What you are asked to do
Please, without the pictures, retype exactly the lines from the start of the material through the line that holds "from bokeh.core.properties import value".

[start Data block]

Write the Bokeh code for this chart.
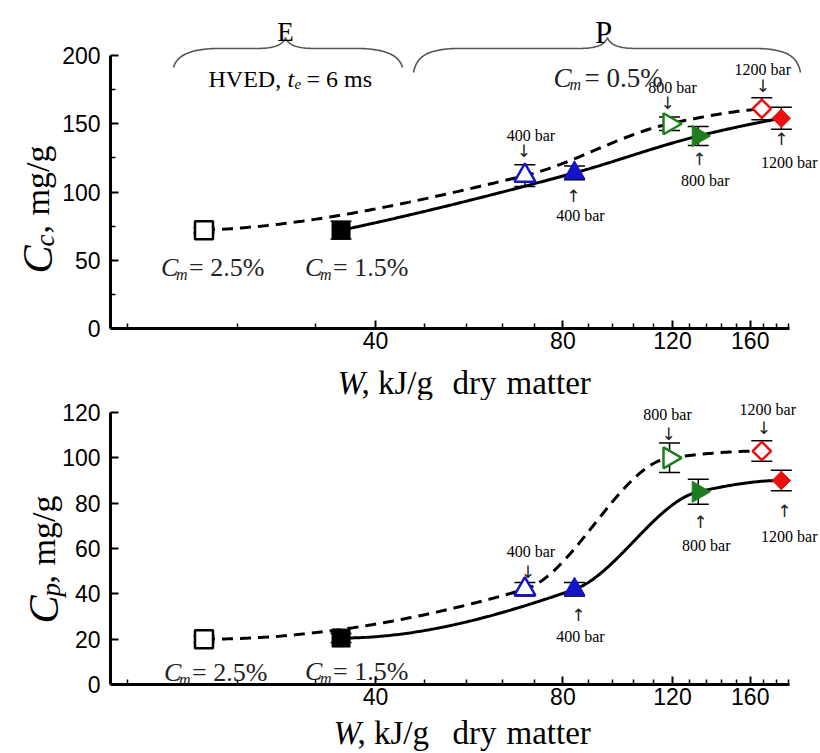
import numpy as np
from bokeh.plotting import figure
from bokeh.models import ColumnDataSource, FixedTicker, PrintfTickFormatter, Whisker, TeeHead, LogAxis, LinearAxis
from bokeh.layouts import column
from bokeh.embed import file_html
from bokeh.resources import INLINE
from bokeh.core.properties import value

# ---------------- data ----------------
# order of points: [HVED (square), 400 bar, 800 bar, 1200 bar]
W_open = [21.2, 69.5, 118.7, 167.0]       # kJ/g dry matter, open symbols (dashed curve)
W_filled = [35.2, 83.5, 132.0, 179.5]     # kJ/g dry matter, filled symbols (solid curve)
Cc_open = [72, 112, 150, 161]
Cc_open_err = [2, 8, 5, 8]
Cc_filled = [72, 114, 141, 154]
Cc_filled_err = [6.5, 5, 7, 8]
Cp_open = [20, 42, 100, 103]
Cp_open_err = [1.5, 3, 6.5, 4.5]
Cp_filled = [20.5, 42, 85, 90]
Cp_filled_err = [2, 3, 5.5, 4.5]
pressures = ["400 bar", "800 bar", "1200 bar"]
cm_hved = ["2.5%", "1.5%"]
cm_pef = "0.5%"
x_major = [40, 80, 120, 160]
x_minor = [16, 24, 32, 48, 56, 64, 72, 88, 96, 104, 112, 128, 136, 144, 152, 168, 176, 184]
yc_major = [0, 50, 100, 150, 200]
yc_minor = [25, 75, 125, 175]
yp_major = [0, 20, 40, 60, 80, 100, 120]

# ---------------- styles / layout ----------------
colors = ["black", "#1414C8", "#1E7D1E", "#EA1010"]
markers = ["square", "triangle", "triangle", "square"]
angles = [0.0, 0.0, -np.pi / 2, np.pi / 4]
sizes = [18, 21, 21, 13]
SERIF = "Liberation Serif"
SANS = "Liberation Sans"

WIDTH = 820
TOP_H = 400
BOT_H = 353
X_AX0, X_AX1 = 15, 185
PX_DEC = 622.3
TOP_PXU = 273 / 200.0
BOT_PXU = 272 / 120.0


def px2x(px):
    return X_AX0 * 10 ** ((px - 110) / PX_DEC)


def top_y(py):
    return (328 - py) / TOP_PXU


def bot_y(py):
    return (684 - py) / BOT_PXU


def pchip(x, y, xq):
    x = np.asarray(x, float)
    y = np.asarray(y, float)
    h = np.diff(x)
    d = np.diff(y) / h
    n = len(x)
    m = np.zeros(n)
    for k in range(1, n - 1):
        if d[k - 1] * d[k] > 0:
            w1 = 2 * h[k] + h[k - 1]
            w2 = h[k] + 2 * h[k - 1]
            m[k] = (w1 + w2) / (w1 / d[k - 1] + w2 / d[k])

    def end(h0, h1, d0, d1):
        mm = ((2 * h0 + h1) * d0 - h0 * d1) / (h0 + h1)
        if np.sign(mm) != np.sign(d0):
            mm = 0.0
        elif np.sign(d0) != np.sign(d1) and abs(mm) > abs(3 * d0):
            mm = 3 * d0
        return mm

    m[0] = end(h[0], h[1], d[0], d[1])
    m[-1] = end(h[-1], h[-2], d[-1], d[-2])
    idx = np.clip(np.searchsorted(x, xq) - 1, 0, n - 2)
    t = (xq - x[idx]) / h[idx]
    h00 = 2 * t**3 - 3 * t**2 + 1
    h10 = t**3 - 2 * t**2 + t
    h01 = -2 * t**3 + 3 * t**2
    h11 = t**3 - t**2
    return h00 * y[idx] + h10 * h[idx] * m[idx] + h01 * y[idx + 1] + h11 * h[idx] * m[idx + 1]


def smooth(xs, ys):
    u = np.log10(xs)
    uq = np.linspace(u[0], u[-1], 240)
    return 10 ** uq, pchip(u, ys, uq)


def gtext(p, x, y, text, size, italic=False, align="left", baseline="alphabetic", dx=0, dy=0,
          font=SERIF, color="black", angle=0.0):
    p.text(x=[x], y=[y], text=[text], x_offset=dx, y_offset=dy, angle=angle, text_font=value(font),
           text_font_size=f"{size}px", text_font_style="italic" if italic else "normal",
           text_align=align, text_baseline=baseline, text_color=color)


def style_axis(ax):
    ax.axis_line_width = 3
    ax.axis_line_color = "black"
    ax.major_tick_in = 8
    ax.major_tick_out = 0
    ax.minor_tick_in = 5
    ax.minor_tick_out = 0
    ax.major_tick_line_width = 2
    ax.minor_tick_line_width = 1.5
    ax.major_tick_line_color = "black"
    ax.minor_tick_line_color = "black"
    ax.major_label_text_font = SANS
    ax.major_label_text_font_size = "23px"
    ax.major_label_text_color = "black"


def make_fig(height, ymap, ybounds, yticks, yminor):
    p = figure(width=WIDTH, height=height, x_axis_type="log",
               x_range=(px2x(0), px2x(WIDTH)), y_range=(ymap(height), ymap(0)),
               x_axis_location=None, y_axis_location=None,
               output_backend="svg", toolbar_location=None,
               min_border=0, min_border_left=0, min_border_right=0, min_border_top=0, min_border_bottom=0)
    p.outline_line_color = None
    p.xgrid.visible = False
    p.ygrid.visible = False
    xa = LogAxis(ticker=FixedTicker(ticks=x_major, minor_ticks=x_minor),
                 formatter=PrintfTickFormatter(format="%d"), fixed_location=0, bounds=(X_AX0, X_AX1))
    ya = LinearAxis(ticker=FixedTicker(ticks=yticks, minor_ticks=yminor), fixed_location=X_AX0, bounds=ybounds)
    style_axis(xa)
    style_axis(ya)
    xa.major_label_standoff = 3
    ya.major_label_standoff = 10
    p.add_layout(xa, "below")
    p.add_layout(ya, "left")
    return p


def cm_label(p, x, y, txt, dx, dy, size=26):
    gtext(p, x, y, "C", size, italic=True, dx=dx, dy=dy, color="#222222")
    gtext(p, x, y, "m", 16, italic=True, dx=dx + 15, dy=dy + 7, color="#222222")
    gtext(p, x, y, "= " + txt, size, dx=dx + 28, dy=dy, color="#222222")


def draw_panel(p, yo, yo_err, yf, yf_err, lab):
    # error bars
    for xs, ys, es in ((W_open, yo, yo_err), (W_filled, yf, yf_err)):
        src = ColumnDataSource(dict(x=xs, lo=[a - b for a, b in zip(ys, es)], hi=[a + b for a, b in zip(ys, es)]))
        w = Whisker(base="x", lower="lo", upper="hi", source=src, line_color="black", line_width=1.5,
                    upper_head=TeeHead(size=21, line_width=1.5, line_color="black"),
                    lower_head=TeeHead(size=21, line_width=1.5, line_color="black"), level="underlay")
        p.add_layout(w)
    # curves
    cx, cy = smooth(W_open, yo)
    p.line(cx, cy, line_color="black", line_width=3, line_dash="11 7")
    cx, cy = smooth(W_filled, yf)
    p.line(cx, cy, line_color="black", line_width=3)
    # markers
    src_o = ColumnDataSource(dict(x=W_open, y=yo, m=markers, a=angles, c=colors, s=sizes))
    p.scatter("x", "y", source=src_o, marker="m", angle="a", size="s", line_color="c",
              fill_color="white", line_width=2.5)
    src_f = ColumnDataSource(dict(x=W_filled, y=yf, m=markers, a=angles, c=colors, s=sizes))
    p.scatter("x", "y", source=src_f, marker="m", angle="a", size="s", line_color="c",
              fill_color="c", line_width=1)
    # pressure annotations
    for i, txt in enumerate(pressures):
        tdx, tdy, adx, ady = lab["open"][i]
        gtext(p, W_open[i + 1], yo[i + 1], txt, 16, align="center", baseline="middle", dx=tdx, dy=tdy)
        gtext(p, W_open[i + 1], yo[i + 1], "\u2193", 17, align="center", baseline="middle", dx=adx, dy=ady,
              font="DejaVu Sans", color="#222222")
        tdx, tdy, adx, ady = lab["filled"][i]
        gtext(p, W_filled[i + 1], yf[i + 1], txt, 16, align="center", baseline="middle", dx=tdx, dy=tdy)
        gtext(p, W_filled[i + 1], yf[i + 1], "\u2191", 17, align="center", baseline="middle", dx=adx, dy=ady,
              font="DejaVu Sans", color="#222222")
    # Cm labels for the HVED points
    cm_label(p, W_open[0], yo[0], cm_hved[0], *lab["cm"][0])
    cm_label(p, W_filled[0], yf[0], cm_hved[1], *lab["cm"][1])


def brace(p, xl, xm, xr, ye, ym, yt, ymap):
    def cubic(p0, p1, p2, p3, n=30):
        t = np.linspace(0, 1, n)[:, None]
        P = [np.array(q, float) for q in (p0, p1, p2, p3)]
        return ((1 - t) ** 3) * P[0] + 3 * ((1 - t) ** 2) * t * P[1] + 3 * (1 - t) * t**2 * P[2] + t**3 * P[3]

    segs = [
        cubic((xl, ye), (xl + 3, ym + 9), (xl + 12, ym + 1), (xl + 42, ym)),
        cubic((xm - 30, ym), (xm - 12, ym), (xm - 3, ym - 3), (xm, yt)),
        cubic((xm, yt), (xm + 3, ym - 3), (xm + 12, ym), (xm + 30, ym)),
        cubic((xr - 42, ym), (xr - 12, ym + 1), (xr - 3, ym + 9), (xr, ye)),
    ]
    pts = np.vstack(segs)
    p.line([px2x(v) for v in pts[:, 0]], [ymap(v) for v in pts[:, 1]], line_color="#555555", line_width=1.6)


def axis_titles(p, ymap, base_w, sub, c_base, c_start):
    # x title
    fs = 33
    gtext(p, px2x(base_w[0]), ymap(base_w[1]), "W", fs, italic=True)
    gtext(p, px2x(base_w[0] + 24), ymap(base_w[1]), ", kJ/g", fs)
    gtext(p, px2x(452), ymap(base_w[1]), "dry", fs)
    gtext(p, px2x(506), ymap(base_w[1]), "matter", fs)
    # y title (rotated)
    r = np.pi / 2
    gtext(p, px2x(c_base), ymap(c_start), "C", 42, italic=True, angle=r)
    gtext(p, px2x(c_base + 7), ymap(c_start - 27), sub, 27, italic=True, angle=r)
    gtext(p, px2x(c_base), ymap(c_start - 40), ",", 34, angle=r)
    gtext(p, px2x(c_base), ymap(c_start - 58), "mg/g", 34, angle=r)


# ---------------- top panel: Cc ----------------
p1 = make_fig(TOP_H, top_y, (0, 200), yc_major, yc_minor)
lab_top = dict(
    open=[(6, -40, -1, -25), (3, -36, -2, -21), (1, -39, 1, -23)],
    filled=[(6, 43, -1, 23), (7, 44, 1, 23), (8, 44, 0, 21)],
    cm=[(-43, 37), (-36, 37)],
)
draw_panel(p1, Cc_open, Cc_open_err, Cc_filled, Cc_filled_err, lab_top)

brace(p1, 173, 285, 402, 67, 48, 37, top_y)
brace(p1, 413, 607, 800, 72, 48, 37, top_y)
gtext(p1, px2x(285), top_y(31), "E", 27, align="center")
gtext(p1, px2x(603), top_y(32), "P", 31, align="center")
gtext(p1, px2x(208), top_y(78), "HVED,", 24)
gtext(p1, px2x(287), top_y(78), "t", 24, italic=True)
gtext(p1, px2x(294), top_y(83), "e", 15, italic=True)
gtext(p1, px2x(306), top_y(78), "= 6 ms", 24)
gtext(p1, px2x(553), top_y(77), "C", 27, italic=True, color="#222222")
gtext(p1, px2x(569), top_y(84), "m", 16, italic=True, color="#222222")
gtext(p1, px2x(584), top_y(77), "= " + cm_pef, 27, color="#222222")
axis_titles(p1, top_y, (337, 382), "c", 37, 273)


# ---------------- bottom panel: Cp ----------------
def bot_local(py):
    return bot_y(py + TOP_H)


p2 = make_fig(BOT_H, bot_local, (0, 120), yp_major, [])
lab_bot = dict(
    open=[(6, -38, 3, -17), (-2, -43, -1, -24), (6, -42, 2, -23)],
    filled=[(6, 47, 4, 26), (8, 54, 2, 30), (8, 56, 3, 30)],
    cm=[(-40, 33), (-36, 33)],
)
draw_panel(p2, Cp_open, Cp_open_err, Cp_filled, Cp_filled_err, lab_bot)
axis_titles(p2, bot_y, (333, 732), "p", 43, 623)

layout = column(p1, p2, spacing=0)
open("out.html", "w").write(file_html(layout, INLINE))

[end Data block]

Solution below
Write the Bokeh code for this chart.
import numpy as np
from bokeh.plotting import figure
from bokeh.models import ColumnDataSource, FixedTicker, PrintfTickFormatter, Whisker, TeeHead, LogAxis, LinearAxis
from bokeh.layouts import column
from bokeh.embed import file_html
from bokeh.resources import INLINE
from bokeh.core.properties import value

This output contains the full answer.